Furthermore, Anderson suggested implementing a system of “Personal Safety Escorts” conducted by armed police officers to walk students home from campus, weaponizing student fears and the vulnerability of female and feminine students as an excuse for a new police force. Such a system increases the comfort of already privileged students in exchange for making students who are at risk of violence and harassment from police officers less safe. The proposal is particularly egregious following the 2016 assault and murder of Central Oregon Community College student Kaylee Sawyer by a police officer escort.   

We believe every student deserves to feel safe on campus or commuting around town, so we are advocating for a student government-run Safe Walk program. This program would fall under the jurisdiction of Safe Ride, who already offer unarmed escort services for students at OSU. By building this program out to include on-foot escorts, it will become more accessible by allowing students who feel uncomfortable walking home alone to easily and surreptitiously request help. This extension of services is environmentally friendly, inexpensive, and COVID-conscious. There is no reason that a student that is feeling unsafe should need to choose between their safety and a person with a gun. Nor should students who simply do not want to walk home alone need to fear stigma or perceived hassle of getting into a Safe Ride vehicle or walking with an armed and outfitted officer. 

Anderson is looking to reform the way policing occurs in our community, but policing is at best a retroactive approach to addressing crime and public safety, and at worst an immediate threat to the most marginalized members of our community. We maintain that transparent reallocation of funding away from policing towards mandatory anti-racism coursework for students in all degree programs, hiring Black counselors at Counseling and Psychological Services, Student Health Services and Pharmacy, UHDS Emergency Housing Program, Survivor Advocacy Resource Center, Human Services Resource Center, among others will increase safety and decrease crime at OSU far more than armed law enforcement.
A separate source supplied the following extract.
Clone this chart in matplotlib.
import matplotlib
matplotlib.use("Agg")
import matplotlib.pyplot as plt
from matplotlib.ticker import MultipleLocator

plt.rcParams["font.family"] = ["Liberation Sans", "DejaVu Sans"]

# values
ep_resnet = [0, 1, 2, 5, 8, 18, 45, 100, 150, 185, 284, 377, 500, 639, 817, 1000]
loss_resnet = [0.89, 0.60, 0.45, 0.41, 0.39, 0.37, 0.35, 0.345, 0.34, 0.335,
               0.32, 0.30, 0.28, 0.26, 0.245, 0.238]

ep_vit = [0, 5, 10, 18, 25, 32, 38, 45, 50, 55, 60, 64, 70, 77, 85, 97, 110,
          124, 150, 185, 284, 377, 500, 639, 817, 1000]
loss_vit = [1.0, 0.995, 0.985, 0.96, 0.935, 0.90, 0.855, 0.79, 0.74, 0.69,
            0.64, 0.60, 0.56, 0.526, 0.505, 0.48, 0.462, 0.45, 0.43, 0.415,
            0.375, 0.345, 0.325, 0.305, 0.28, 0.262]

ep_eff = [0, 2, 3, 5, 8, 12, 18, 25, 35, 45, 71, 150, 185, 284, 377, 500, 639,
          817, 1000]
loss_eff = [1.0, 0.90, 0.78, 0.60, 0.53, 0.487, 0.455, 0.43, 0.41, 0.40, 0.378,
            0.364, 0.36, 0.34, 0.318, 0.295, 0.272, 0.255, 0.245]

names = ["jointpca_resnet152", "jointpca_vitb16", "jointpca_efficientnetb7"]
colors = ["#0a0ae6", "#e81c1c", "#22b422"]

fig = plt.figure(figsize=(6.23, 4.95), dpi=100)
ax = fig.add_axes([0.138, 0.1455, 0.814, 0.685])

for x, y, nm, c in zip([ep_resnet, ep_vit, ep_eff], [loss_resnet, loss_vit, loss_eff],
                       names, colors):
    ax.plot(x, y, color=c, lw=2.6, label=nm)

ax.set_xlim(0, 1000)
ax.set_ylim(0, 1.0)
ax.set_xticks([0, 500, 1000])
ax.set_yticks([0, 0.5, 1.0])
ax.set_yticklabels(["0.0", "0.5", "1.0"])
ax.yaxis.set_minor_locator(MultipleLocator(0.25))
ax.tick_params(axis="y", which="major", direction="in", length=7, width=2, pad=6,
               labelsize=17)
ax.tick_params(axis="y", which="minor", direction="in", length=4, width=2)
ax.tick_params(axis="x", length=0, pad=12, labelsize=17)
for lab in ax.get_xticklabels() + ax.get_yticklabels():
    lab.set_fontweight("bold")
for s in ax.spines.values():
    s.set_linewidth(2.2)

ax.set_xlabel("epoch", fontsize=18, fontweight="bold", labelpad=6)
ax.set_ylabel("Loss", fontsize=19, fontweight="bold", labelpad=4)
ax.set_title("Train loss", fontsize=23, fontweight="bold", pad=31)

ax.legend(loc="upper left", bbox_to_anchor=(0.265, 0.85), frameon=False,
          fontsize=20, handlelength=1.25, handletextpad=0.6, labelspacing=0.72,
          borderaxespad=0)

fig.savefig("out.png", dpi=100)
These resources address the root causes of safety issues on campus–poverty, violence, and health concerns–through prevention, advocacy, and distribution of resources to those who need them most acutely.  

We don’t want Anderson to respond to this address. We want her to leave our community to protect and serve ourselves.   
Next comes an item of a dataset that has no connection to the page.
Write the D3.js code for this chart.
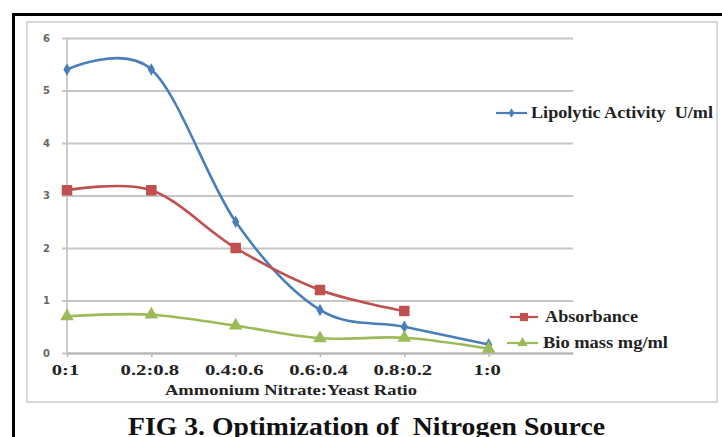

While she directs the OSU Police Force patrolling our campus community against our will, we expect her to follow the lead of UOPD, who have chosen to reduce their police force in favor of funding for proactive, unarmed community programs, including unarmed public safety officers, and PSU who have similarly made plans to fully disarm their police force. 

The University says they are investing in community-based alternatives to policing, but the services they point to are underfunded and understaffed. Proactive community-led initiatives need to be fully provisioned if OSU intends to reject the prison industrial pipeline that has murdered and decimated communities. The safest communities are not policed the most, they have the most community services, education and adequate care for those in need. In that vein, Anderson’s appointment represents OSU’s conscious choice to continue to promote violence over student safety. The police chief position, regardless of who fills it, costs $170,000 a year towards oversight of a $5 million police force program over the next two years, taking away resources that will help our community combat violence, injustice, and hardship. We will continue to campaign until OSU administration adheres to our demands and allocates our tuition and tax dollars to the wellness and prosperity of our OSU community.